Rumeli Fortress Museum in Istanbul (Rumeli Hisarı)

The View from Rumeli Hisari Fortress

Rumeli Hisari Fortress was built in 1452 by the Ottoman Sultan Mehmed II, aka Mehmed the Conqueror. The fortress was built in preparation for the Ottoman’s conquest of the city of Constantinople – modern day Istanbul. Situated on the shore of the Bosphorus Strait, the fortress is a massive complex with a remarkable history.

The fortress is across from the Andadolu Hisari, another major tourist attraction in Istanbul. Rumeli Hisari Fortress was constructed by the Ottoman sultans to prevent military and economic aid to the Byzantine Empire. The building covers a massive 30-acres in Sarıyer which can be explored on a visit.

The history of Rumeli Hisari Fortress

Rumeli Hisari Fortress

Rumeli Hisari Fortress

Designed by Ottoman Empire’s architect Muslihiddin, the fortress is made up of three large towers and 14 smaller towers. Each tower is in good condition today. Following the Ottoman conquest of Constantinople in 1453, the fortress lost its importance to the empire. After losing its military importance, Rumeli Hisari became a customs checkpoint. Then in the 17th century, the fortress became a prison.

The fortress had different names — at first it was «Kulle-i Cedide» or «Yenice Hisar», which means «New castle». But exact name of fortress, because of her position was «Boğazkesen Hisarı» — the fortress which cut the Bosphorus waterway between two sides of Istanbul — Asian and European. On the Asian side opposite Rumeli Hisari there is Anadolu Hisari fortress.

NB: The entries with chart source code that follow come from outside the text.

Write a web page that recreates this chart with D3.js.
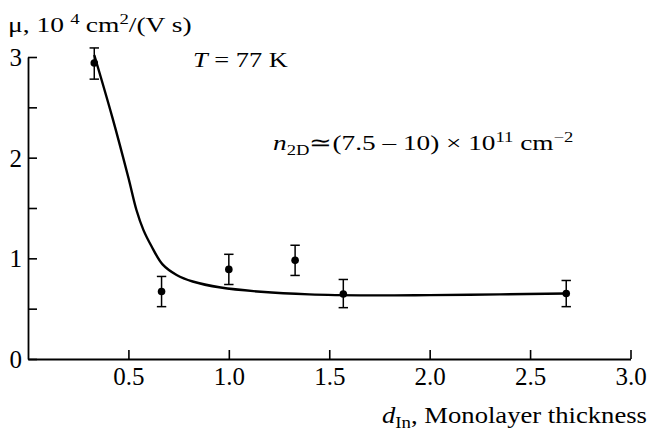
<!DOCTYPE html>
<html>
<head>
<meta charset="utf-8">
<script src="https://cdn.jsdelivr.net/npm/d3@7"></script>
<style>
  body { margin: 0; background: #fff; }
  svg text { font-family: "Liberation Serif", "Times New Roman", serif; fill: #000; }
</style>
</head>
<body>
<div id="chart"></div>
<script>
const width = 648;
const height = 437;

// measured points (d_In, mu in 10^4 cm^2/Vs) with error bars
const dIn = [0.33, 0.665, 1.0, 1.33, 1.57, 2.68];
const mu = [2.94, 0.67, 0.89, 0.98, 0.645, 0.65];
const muHi = [3.09, 0.82, 1.04, 1.13, 0.79, 0.78];
const muLo = [2.78, 0.52, 0.74, 0.83, 0.51, 0.52];

// guide curve
const fitX = [0.33, 0.42, 0.50, 0.54, 0.575, 0.615, 0.67, 0.74, 0.82, 0.96, 1.16, 1.40, 1.70, 2.00, 2.35, 2.68];
const fitY = [3.02, 2.40, 1.80, 1.48, 1.28, 1.12, 0.94, 0.835, 0.77, 0.71, 0.668, 0.642, 0.632, 0.635, 0.642, 0.65];

const xTicks = [0.5, 1.0, 1.5, 2.0, 2.5, 3.0];
const yTicks = [0, 0.5, 1, 1.5, 2, 2.5, 3];
const yLabels = [0, 1, 2, 3];

const x = d3.scaleLinear().domain([0, 3]).range([28, 630.5]);
const y = d3.scaleLinear().domain([0, 3]).range([359, 57]);

const svg = d3.select('#chart')
    .append('svg')
    .attr('width', width)
    .attr('height', height);

// x axis, ticks pointing inward
const xAxis = svg.append('g')
    .attr('transform', `translate(0,${y(0)})`)
    .call(d3.axisBottom(x).tickValues(xTicks).tickSizeInner(-9).tickSizeOuter(0)
        .tickFormat(d3.format('.1f')));
xAxis.select('.domain').attr('stroke-width', 1.8);
xAxis.selectAll('.tick line').attr('stroke-width', 1.6);
xAxis.selectAll('.tick text')
    .attr('y', 26)
    .attr('dy', 0)
    .attr('font-size', 25);

// y axis, ticks pointing inward
const yAxis = svg.append('g')
    .attr('transform', `translate(${x(0)},0)`)
    .call(d3.axisLeft(y).tickValues(yTicks).tickSizeInner(-9).tickSizeOuter(0)
        .tickFormat(d => yLabels.includes(d) ? d : ''));
yAxis.select('.domain').attr('stroke-width', 1.8);
yAxis.selectAll('.tick line').attr('stroke-width', 1.6);
yAxis.selectAll('.tick text')
    .attr('x', -6)
    .attr('dy', '0.34em')
    .attr('font-size', 25);

// guide curve
const fit = fitX.map((d, i) => [d, fitY[i]]);
svg.append('path')
    .datum(fit)
    .attr('fill', 'none')
    .attr('stroke', '#000')
    .attr('stroke-width', 2.4)
    .attr('d', d3.line().x(d => x(d[0])).y(d => y(d[1])).curve(d3.curveCatmullRom.alpha(0.5)));

// error bars
const pts = dIn.map((d, i) => ({ x: d, y: mu[i], hi: muHi[i], lo: muLo[i] }));
const err = svg.append('g').attr('stroke', '#000').attr('stroke-width', 1.5);
err.selectAll('line.v').data(pts).enter().append('line')
    .attr('x1', d => x(d.x)).attr('x2', d => x(d.x))
    .attr('y1', d => y(d.hi)).attr('y2', d => y(d.lo));
err.selectAll('line.t').data(pts).enter().append('line')
    .attr('x1', d => x(d.x) - 4.7).attr('x2', d => x(d.x) + 4.7)
    .attr('y1', d => y(d.hi)).attr('y2', d => y(d.hi));
err.selectAll('line.b').data(pts).enter().append('line')
    .attr('x1', d => x(d.x) - 4.7).attr('x2', d => x(d.x) + 4.7)
    .attr('y1', d => y(d.lo)).attr('y2', d => y(d.lo));

svg.append('g').selectAll('circle').data(pts).enter().append('circle')
    .attr('cx', d => x(d.x))
    .attr('cy', d => y(d.y))
    .attr('r', 3.8)
    .attr('fill', '#000');

// text in the reference is a bit wider than the font, so stretch it sideways
function label(px, py, sx, size) {
    return svg.append('g')
        .attr('transform', `translate(${px},${py}) scale(${sx},1)`)
        .append('text')
        .attr('font-size', size);
}

const yt = label(8, 32, 1.25, 22);
yt.append('tspan').text('μ, 10');
yt.append('tspan').attr('dx', 5).attr('dy', -8).attr('font-size', 15).text('4');
yt.append('tspan').attr('dx', 5).attr('dy', 8).text('cm');
yt.append('tspan').attr('dy', -8).attr('font-size', 15).text('2');
yt.append('tspan').attr('dy', 8).text('/(V s)');

const tt = label(193, 67, 1.2, 22);
tt.append('tspan').attr('font-style', 'italic').text('T');
tt.append('tspan').text(' = 77 K');

const nt = label(273, 150, 1.24, 22);
nt.append('tspan').attr('font-style', 'italic').text('n');
nt.append('tspan').attr('dy', 5).attr('font-size', 15).text('2D');
nt.append('tspan').attr('dy', -5).text('\u2243(7.5 \u2013 10) \u00d7 10');
nt.append('tspan').attr('dy', -8).attr('font-size', 15).text('11');
nt.append('tspan').attr('dy', 8).text(' cm');
nt.append('tspan').attr('dy', -8).attr('font-size', 15).text('\u22122');

const xt = label(382, 423, 1.11, 24);
xt.append('tspan').attr('font-style', 'italic').text('d');
xt.append('tspan').attr('dy', 5).attr('font-size', 17).text('In');
xt.append('tspan').attr('dy', -5).text(', Monolayer thickness');
</script>
</body>
</html>
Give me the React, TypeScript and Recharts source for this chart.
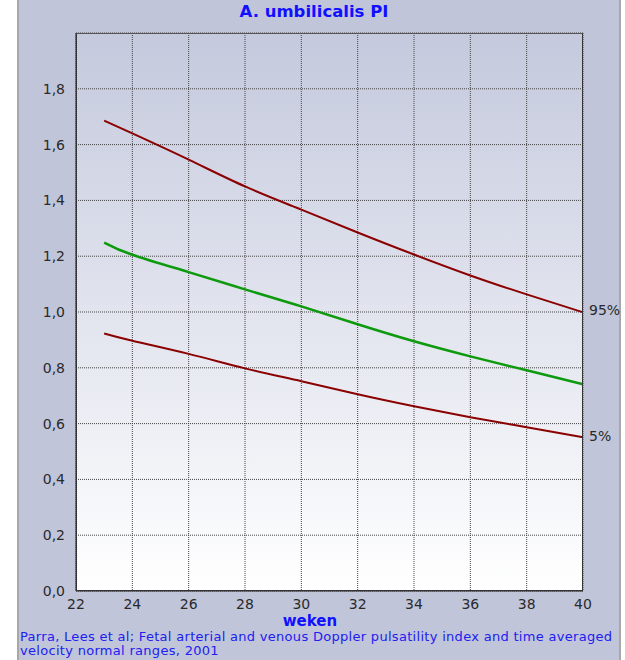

Remarkably, in the 19thcentury, a neighborhood was created inside the fortress. The neighborhood contained houses, a mosque, shops, and much more. In the 1950s, the neighborhood was destroyed and it was later turned into a museum and opened in 1968. Since it was opened, it has been one of the most popular tourist destinations in Istanbul.

A remarkable fortress

Rumeli Hisari Fortress

Rumeli Hisari Fortress

One of the most fascinating aspects of Rumeli Fortress is that it is in the shape of the name of the Prophet Muhammad when looking down on the castle from above. Builders took just four months to erect the fortress and its grounds. Over the last five decades, Rumeli Hisari has been the setting for a number of Turkish and international films.

The fortress possesses four main gates, which are named “Mountain Gate”, “Dizdar Gate”, “Hisarpeçe Gate” and “Sel Gate”. There is a secondary gate known as “Mezarlik Gate”. There is a total of 17 towers with the most significant being “Saruca Pasha”, “Halil Pasha”, “Great Zaganos Pasha” and “Young Zaganos Pasha”.

Walking around the garden outside the museum, you will find items such as cannonballs and a chain used along the Bosphorus Strait exhibited. One of the most popular activities to do when visiting the museum is to look at the Bosphorus Strait from the lush green garden of the fortress.

How to get to the Rumeli Hisarı Fortress?

The View from Rumeli Hisari Fortress

The View from Rumeli Hisari Fortress

Rumeli Hisari is situated on the shore of the Bosphorus Strait. The quickest way to reach Rumeli Fortress is to take the bus that passes by Rumeli Hisarı bus station. You can take this to Rumeli Hisari bus stop where you will find the incredible fortress.

What else is near Rumeli Fortress?

The Rumeli Fortress is located near a number of popular tourist attractions including Aşiyan Museum, and the Bebek and Arnavutköy neighborhoods. Around the castle are a number of fantastic traditional restaurants that are perfect for breakfasts, lunches, and dinners.

But, you have take a walk on the long Bebek quay and then drınk a cup of coffee ın some nice place with a sea view here.

When to visit Rumeli Fortress?

Rumeli Hisari Fortress Museum is open Thursday to Tuesday each week. The doors open at 9:00 am and close at 5:00 pm. It costs 130 Turkish Liras to enter the Rumeli Hisari Fortress Museum.